# WORK TO COMPLETE:
Produce an exact copy of the lines below that run from the line containing "Emit a web page" to the line containing "const yTitle = 'Bending strength，MPa';", inclusive; any picture is omitted.

[START OF GIVEN ENTRIES]

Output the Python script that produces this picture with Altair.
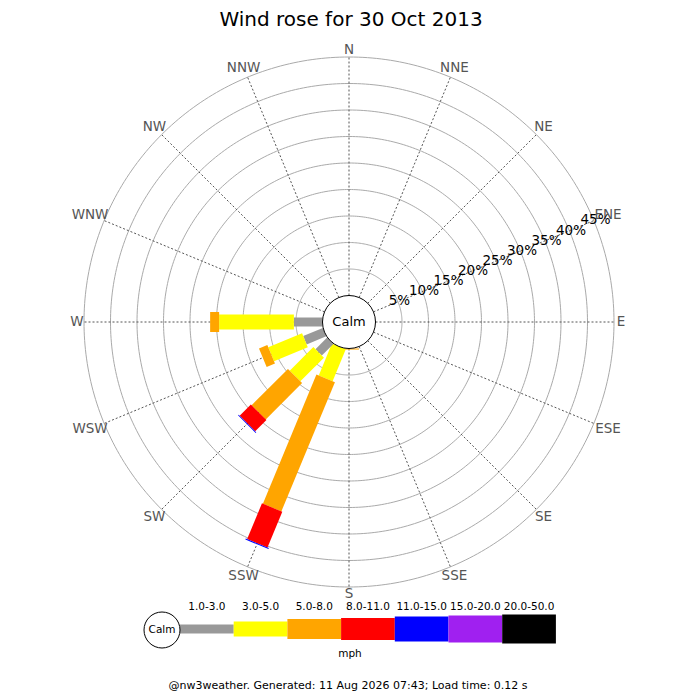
import altair as alt
import pandas as pd
import numpy as np

# ---------------- data ----------------
directions = ["N", "NNE", "NE", "ENE", "E", "ESE", "SE", "SSE",
              "S", "SSW", "SW", "WSW", "W", "WNW", "NW", "NNW"]
speed_bins = ["1.0-3.0", "3.0-5.0", "5.0-8.0", "8.0-11.0",
              "11.0-15.0", "15.0-20.0", "20.0-50.0"]
bin_colors = ["#999999", "#ffff00", "#ffa500", "#ff0000",
              "#0000ff", "#a020f0", "#000000"]
bin_widths = [9, 15, 20, 22, 25, 27, 29]
legend_widths = [9, 15, 21, 23, 25, 27, 29]

# percentage of time per speed bin, for the directions that have wind
pct_S = [0, 0, 0.2, 0, 0, 0, 0]
pct_SSW = [0, 6.5, 26.4, 7.3, 0.2, 0, 0]
pct_SW = [3.1, 6.3, 9.7, 3.0, 0.15, 0, 0]
pct_WSW = [4.0, 6.9, 1.7, 0, 0, 0, 0]
pct_W = [5.4, 14.1, 1.7, 0, 0, 0, 0]

ring_ticks = [5, 10, 15, 20, 25, 30, 35, 40, 45]

title_text = "Wind rose for 30 Oct 2013"
unit_text = "mph"
footer_text = "@nw3weather. Generated: 11 Aug 2026 07:43; Load time: 0.12 s"

# ---------------- geometry helpers ----------------
CALM_R = 5          # radius of calm circle in scale units (5% ring spacing)
OUTER = CALM_R + ring_ticks[-1]
PLOT = 530          # px for 2*OUTER units
PXU = PLOT / (2 * OUTER)
FONT = "DejaVu Sans"

xs = alt.Scale(domain=[-OUTER, OUTER], nice=False, zero=False)
ys = alt.Scale(domain=[-OUTER, OUTER], nice=False, zero=False)

def X(f):
    return alt.X(f, type="quantitative", scale=xs, axis=None)

def Y(f):
    return alt.Y(f, type="quantitative", scale=ys, axis=None)

color_enc = alt.Color("bin:N", scale=alt.Scale(domain=speed_bins, range=bin_colors), legend=None)

# bar table
rose = {"S": pct_S, "SSW": pct_SSW, "SW": pct_SW, "WSW": pct_WSW, "W": pct_W}
rows = []
for d, vals in rose.items():
    ang = directions.index(d) * 22.5
    for k, val in enumerate(vals):
        rows.append({"dir": d, "angle": ang, "bin": speed_bins[k], "k": k, "pct": val})
bars_df = pd.DataFrame(rows)

bars = alt.Chart(bars_df).transform_window(
    cum="sum(pct)", sort=[alt.SortField("k")], groupby=["dir"]
).transform_filter(
    alt.datum.pct > 0
).transform_calculate(
    rad="datum.angle*PI/180",
    r0=f"{CALM_R} + datum.cum - datum.pct",
    r1=f"{CALM_R} + datum.cum",
).transform_calculate(
    x0="datum.r0*sin(datum.rad)", y0="datum.r0*cos(datum.rad)",
    x1="datum.r1*sin(datum.rad)", y1="datum.r1*cos(datum.rad)",
).mark_rule(strokeCap="butt").encode(
    x=X("x0"), y=Y("y0"), x2="x1:Q", y2="y1:Q",
    color=color_enc,
    strokeWidth=alt.StrokeWidth("bin:N", scale=alt.Scale(type="ordinal", domain=speed_bins, range=bin_widths), legend=None),
)

# rings
ring_rows = []
for p in ring_ticks:
    r = CALM_R + p
    for j in range(361):
        t = np.radians(j)
        ring_rows.append({"ring": p, "j": j, "x": r * np.sin(t), "y": r * np.cos(t)})
rings = alt.Chart(pd.DataFrame(ring_rows)).mark_line(color="#aaaaaa", strokeWidth=1).encode(
    x=X("x"), y=Y("y"), detail="ring:N", order="j:Q"
)

# spokes
sp_df = pd.DataFrame({"dir": directions, "angle": [i * 22.5 for i in range(16)]})
spokes = alt.Chart(sp_df).transform_calculate(
    rad="datum.angle*PI/180"
).transform_calculate(
    x0=f"{CALM_R}*sin(datum.rad)", y0=f"{CALM_R}*cos(datum.rad)",
    x1=f"{OUTER}*sin(datum.rad)", y1=f"{OUTER}*cos(datum.rad)",
).mark_rule(color="#555555", strokeWidth=1, strokeDash=[2, 2]).encode(
    x=X("x0"), y=Y("y0"), x2="x1:Q", y2="y1:Q"
)

# direction labels
lab_df = sp_df.copy()
lab_r = (272 + 4.5 * (lab_df["dir"].str.len() - 1) * np.abs(np.sin(np.radians(lab_df["angle"])))) / PXU
lab_df["x"] = lab_r * np.sin(np.radians(lab_df["angle"]))
lab_df["y"] = lab_r * np.cos(np.radians(lab_df["angle"]))
dir_labels = alt.Chart(lab_df).mark_text(
    font=FONT, fontSize=13.5, color="#555555", baseline="middle", align="center"
).encode(x=X("x"), y=Y("y"), text="dir:N")

# percent labels
pl_df = pd.DataFrame({"p": ring_ticks})
pl_df["label"] = [f"{p}%" for p in ring_ticks]
pct_labels = alt.Chart(pl_df).transform_calculate(
    r=f"{CALM_R} + datum.p + 0.3", rad=f"{67.6}*PI/180"
).transform_calculate(
    x="datum.r*sin(datum.rad)", y="datum.r*cos(datum.rad)"
).mark_text(font=FONT, fontSize=13.5, color="black", baseline="middle", align="center").encode(
    x=X("x"), y=Y("y"), text="label:N"
)

# calm circle
calm_df = pd.DataFrame({"x": [0], "y": [0], "t": ["Calm"]})
calm = alt.Chart(calm_df).mark_point(
    shape="circle", filled=True, fill="white", stroke="black", strokeWidth=1,
    size=(2 * CALM_R * PXU) ** 2, opacity=1
).encode(x=X("x"), y=Y("y"))
calm_txt = alt.Chart(calm_df).mark_text(font=FONT, fontSize=13, color="black", baseline="middle").encode(
    x=X("x"), y=Y("y"), text="t:N"
)

# legend (positioned below the rose, in the same units)
CX, CY = 349, 322   # page px of the rose centre
def u(px):
    return (px - CX) / PXU
def v(py):
    return (CY - py) / PXU

seg_w = 53.7
leg_df = pd.DataFrame({"bin": speed_bins, "k": list(range(7))})
leg_df["x0"] = [u(180 + i * seg_w) for i in range(7)]
leg_df["x1"] = [u(180 + (i + 1) * seg_w) for i in range(7)]
leg_df["xm"] = (leg_df["x0"] + leg_df["x1"]) / 2
leg_df["y"] = v(629)
leg_df["yl"] = v(607)
legend_bars = alt.Chart(leg_df).mark_rule(strokeCap="butt").encode(
    x=X("x0"), y=Y("y"), x2="x1:Q",
    color=color_enc,
    strokeWidth=alt.StrokeWidth("bin:N", scale=alt.Scale(type="ordinal", domain=speed_bins, range=legend_widths), legend=None),
)
legend_labels = alt.Chart(leg_df).mark_text(font=FONT, fontSize=10.5, color="black", baseline="middle").encode(
    x=X("xm"), y=Y("yl"), text="bin:N"
)
lc_df = pd.DataFrame({"x": [u(162)], "y": [v(630)], "t": ["Calm"]})
legend_calm = alt.Chart(lc_df).mark_point(
    shape="circle", filled=True, fill="white", stroke="black", strokeWidth=1, size=36 ** 2, opacity=1
).encode(x=X("x"), y=Y("y"))
legend_calm_txt = alt.Chart(lc_df).mark_text(font=FONT, fontSize=10.5, color="black", baseline="middle").encode(
    x=X("x"), y=Y("y"), text="t:N"
)

# plot-area origin on the page is (84, 57)
def txt(s, px, py, size, color="black"):
    return alt.Chart(pd.DataFrame({"t": [s]})).mark_text(
        font=FONT, fontSize=size, color=color, baseline="middle", align="center"
    ).encode(x=alt.value(px - 84), y=alt.value(py - 57), text="t:N")

title = txt(title_text, 351, 19.5, 20)
unit = txt(unit_text, 350, 654, 10.5)
footer = txt(footer_text, 348, 686, 11)

chart = alt.layer(
    rings, spokes, bars, calm, calm_txt, dir_labels, pct_labels,
    legend_bars, legend_calm, legend_calm_txt, legend_labels, title, unit, footer
).properties(
    width=530, height=530,
    padding={"left": 76, "top": 49, "right": 78, "bottom": 105},
    autosize=alt.AutoSizeParams(type="none"),
    background="white",
).configure_view(stroke=None)

chart.save("out.html", embed_options={"renderer": "svg", "actions": False})
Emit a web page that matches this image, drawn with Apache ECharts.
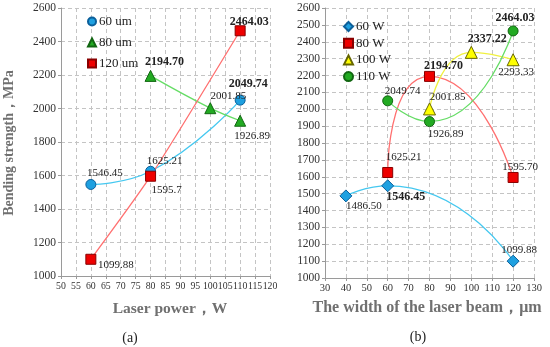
<!DOCTYPE html>
<html><head><meta charset="utf-8">
<script src="https://cdn.jsdelivr.net/npm/echarts@6/dist/echarts.min.js"></script>
<style>html,body{margin:0;padding:0;background:#fff}#c{width:550px;height:347px}</style>
</head><body><div id="c"></div>
<script>
// ---- data: chart (a) laser power ----
const a60x = [60, 80, 110];   const a60y = [1546.45, 1625.21, 2049.74];
const a80x = [80, 100, 110];  const a80y = [2194.70, 2001.85, 1926.89];
const a120x = [60, 80, 110];  const a120y = [1099.88, 1595.7, 2464.03];
const a60lbl = ['1546.45', '1625.21', '2049.74'];
const a80lbl = ['2194.70', '2001.85', '1926.89'];
const a120lbl = ['1099.88', '1595.7', '2464.03'];
// ---- data: chart (b) beam width ----
const b60x = [40, 60, 120];   const b60y = [1486.50, 1546.45, 1099.88];
const b80x = [60, 80, 120];   const b80y = [1625.21, 2194.70, 1595.70];
const b100x = [80, 100, 120]; const b100y = [2001.85, 2337.22, 2293.33];
const b110x = [60, 80, 120];  const b110y = [2049.74, 1926.89, 2464.03];
const b60lbl = ['1486.50', '1546.45', '1099.88'];
const b80lbl = ['1625.21', '2194.70', '1595.70'];
const b100lbl = ['2001.85', '2337.22', '2293.33'];
const b110lbl = ['2049.74', '1926.89', '2464.03'];
const seriesNamesA = ['60 um', '80 um', '120 um'];
const seriesNamesB = ['60 W', '80 W', '100 W', '110 W'];
const xTitleA = 'Laser power，W';
const xTitleB = 'The width of the laser beam，μm';
const yTitle = 'Bending strength，MPa';

// ---- styling (label offsets / bold flags) ----
const a60off = [[14,-11],[14,-10],[8,-16]];   const a60bold = [0,0,1];
const a80off = [[14,-14],[18,-12],[12,15]];   const a80bold = [1,0,0];
const a120off = [[25,6],[16,14],[9,-9]];      const a120bold = [0,0,1];
const b60off = [[18,10],[18,11],[6,-11]];     const b60bold = [0,1,0];
const b80off = [[16,-15],[14,-10],[7,-10]];   const b80bold = [0,1,0];
const b100off = [[18,-12],[16,-13],[3,12]];   const b100bold = [0,1,0];
const b110off = [[15,-10],[16,13],[2,-13]];   const b110bold = [0,0,1];

const FONT = '"Liberation Serif", "DejaVu Serif", serif';

function mk(xs, ys, lbls, offs, bolds) {
  return xs.map((x, i) => ({
    value: [x, ys[i]],
    label: {
      show: true, position: 'inside', offset: offs[i],
      formatter: lbls[i], color: '#222', fontFamily: FONT,
      fontSize: bolds[i] ? 12 : 11, fontWeight: bolds[i] ? 'bold' : 'normal',
      align: 'center', verticalAlign: 'middle'
    }
  }));
}

function ser(name, gi, data, symbol, size, lineColor, fill, border, smooth) {
  return {
    name, type: 'line', xAxisIndex: gi, yAxisIndex: gi, data,
    smooth: smooth, smoothConstraint: false, symbol, symbolSize: size,
    lineStyle: { color: lineColor, width: 1.3 },
    itemStyle: { color: fill, borderColor: border, borderWidth: 1 },
    z: 3
  };
}

const plain = v => String(v);
function axisBase(fs) {
  return {
    axisLine: { show: true, lineStyle: { color: '#9a9a9a' } },
    axisTick: { show: true, length: 3, lineStyle: { color: '#9a9a9a' } },
    axisLabel: { color: '#333', fontFamily: FONT, fontSize: fs, margin: 5, formatter: plain,
      interval: 0, hideOverlap: false, showMinLabel: true, showMaxLabel: true },
    splitLine: { show: true, lineStyle: { color: '#c4c4c4', type: [4, 3] } }
  };
}
const titleStyle = { fill: '#707070', fontFamily: FONT, fontWeight: 'bold', fontSize: 15.5 };

const option = {
  animation: false,
  backgroundColor: '#fff',
  grid: [
    { left: 61, right: 280, top: 8, bottom: 71 },
    { left: 325, right: 16, top: 8, bottom: 69 }
  ],
  xAxis: [
    Object.assign(axisBase(9.8), { type: 'value', gridIndex: 0, min: 50, max: 120, interval: 5 }),
    Object.assign(axisBase(10.5), { type: 'value', gridIndex: 1, min: 30, max: 130, interval: 10 })
  ],
  yAxis: [
    Object.assign(axisBase(11.5), { type: 'value', gridIndex: 0, min: 1000, max: 2600, interval: 200 }),
    Object.assign(axisBase(11.5), { type: 'value', gridIndex: 1, min: 1000, max: 2600, interval: 100 })
  ],
  legend: [
    { orient: 'vertical', left: 82, top: 10, itemWidth: 8, itemHeight: 8, itemGap: 8,
      textStyle: { fontFamily: FONT, fontSize: 13, color: '#222', padding: [0,0,0,-2] },
      data: [
        { name: seriesNamesA[0], icon: 'circle' },
        { name: seriesNamesA[1], icon: 'triangle' },
        { name: seriesNamesA[2], icon: 'rect' }
      ] },
    { orient: 'vertical', left: 338, top: 15, itemWidth: 9, itemHeight: 9, itemGap: 3.7,
      textStyle: { fontFamily: FONT, fontSize: 13, color: '#222', padding: [0,0,0,-2] },
      data: [
        { name: seriesNamesB[0], icon: 'diamond' },
        { name: seriesNamesB[1], icon: 'rect' },
        { name: seriesNamesB[2], icon: 'triangle' },
        { name: seriesNamesB[3], icon: 'circle' }
      ] }
  ],
  graphic: [
    { type: 'text', x: 9, y: 143, rotation: Math.PI / 2,
      style: Object.assign({ text: yTitle, textAlign: 'center', textVerticalAlign: 'middle' }, titleStyle, { fontSize: 14 }) },
    { type: 'text', style: Object.assign({ text: xTitleA, textAlign: 'center', textVerticalAlign: 'middle' }, titleStyle), x: 170, y: 309 },
    { type: 'text', style: Object.assign({ text: xTitleB, textAlign: 'center', textVerticalAlign: 'middle' }, titleStyle, { fontSize: 16 }), x: 427, y: 308 },
    { type: 'text', style: { text: '(a)', fontFamily: FONT, fontSize: 14, fill: '#222', textAlign: 'center', textVerticalAlign: 'middle' }, x: 130, y: 338 },
    { type: 'text', style: { text: '(b)', fontFamily: FONT, fontSize: 14, fill: '#222', textAlign: 'center', textVerticalAlign: 'middle' }, x: 418, y: 337 }
  ],
  series: [
    ser(seriesNamesA[0], 0, mk(a60x, a60y, a60lbl, a60off, a60bold), 'circle', 10, '#45c8f0', '#1ea0e0', '#0b5f9a', 0.5),
    ser(seriesNamesA[1], 0, mk(a80x, a80y, a80lbl, a80off, a80bold), 'triangle', 11, '#66dd66', '#22aa22', '#116611', 0.4),
    ser(seriesNamesA[2], 0, mk(a120x, a120y, a120lbl, a120off, a120bold), 'rect', 10, '#ff7070', '#ee0000', '#880000', 0.2),
    ser(seriesNamesB[0], 1, mk(b60x, b60y, b60lbl, b60off, b60bold), 'diamond', 12, '#45c8f0', '#1ea0e0', '#0b5f9a', 0.6),
    ser(seriesNamesB[1], 1, mk(b80x, b80y, b80lbl, b80off, b80bold), 'rect', 10, '#ff7070', '#ee0000', '#880000', 0.8),
    ser(seriesNamesB[2], 1, mk(b100x, b100y, b100lbl, b100off, b100bold), 'triangle', 12, '#f0f040', '#ffff00', '#666600', 0.6),
    ser(seriesNamesB[3], 1, mk(b110x, b110y, b110lbl, b110off, b110bold), 'circle', 10, '#66dd66', '#22aa22', '#116611', 0.6)
  ]
};
const chart = echarts.init(document.getElementById('c'), null, { renderer: 'canvas' });
chart.setOption(option);
</script></body></html>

[END OF GIVEN ENTRIES]

# THE RESPONSE:
Emit a web page that matches this image, drawn with Apache ECharts.
<!DOCTYPE html>
<html><head><meta charset="utf-8">
<script src="https://cdn.jsdelivr.net/npm/echarts@6/dist/echarts.min.js"></script>
<style>html,body{margin:0;padding:0;background:#fff}#c{width:550px;height:347px}</style>
</head><body><div id="c"></div>
<script>
// ---- data: chart (a) laser power ----
const a60x = [60, 80, 110];   const a60y = [1546.45, 1625.21, 2049.74];
const a80x = [80, 100, 110];  const a80y = [2194.70, 2001.85, 1926.89];
const a120x = [60, 80, 110];  const a120y = [1099.88, 1595.7, 2464.03];
const a60lbl = ['1546.45', '1625.21', '2049.74'];
const a80lbl = ['2194.70', '2001.85', '1926.89'];
const a120lbl = ['1099.88', '1595.7', '2464.03'];
// ---- data: chart (b) beam width ----
const b60x = [40, 60, 120];   const b60y = [1486.50, 1546.45, 1099.88];
const b80x = [60, 80, 120];   const b80y = [1625.21, 2194.70, 1595.70];
const b100x = [80, 100, 120]; const b100y = [2001.85, 2337.22, 2293.33];
const b110x = [60, 80, 120];  const b110y = [2049.74, 1926.89, 2464.03];
const b60lbl = ['1486.50', '1546.45', '1099.88'];
const b80lbl = ['1625.21', '2194.70', '1595.70'];
const b100lbl = ['2001.85', '2337.22', '2293.33'];
const b110lbl = ['2049.74', '1926.89', '2464.03'];
const seriesNamesA = ['60 um', '80 um', '120 um'];
const seriesNamesB = ['60 W', '80 W', '100 W', '110 W'];
const xTitleA = 'Laser power，W';
const xTitleB = 'The width of the laser beam，μm';
const yTitle = 'Bending strength，MPa';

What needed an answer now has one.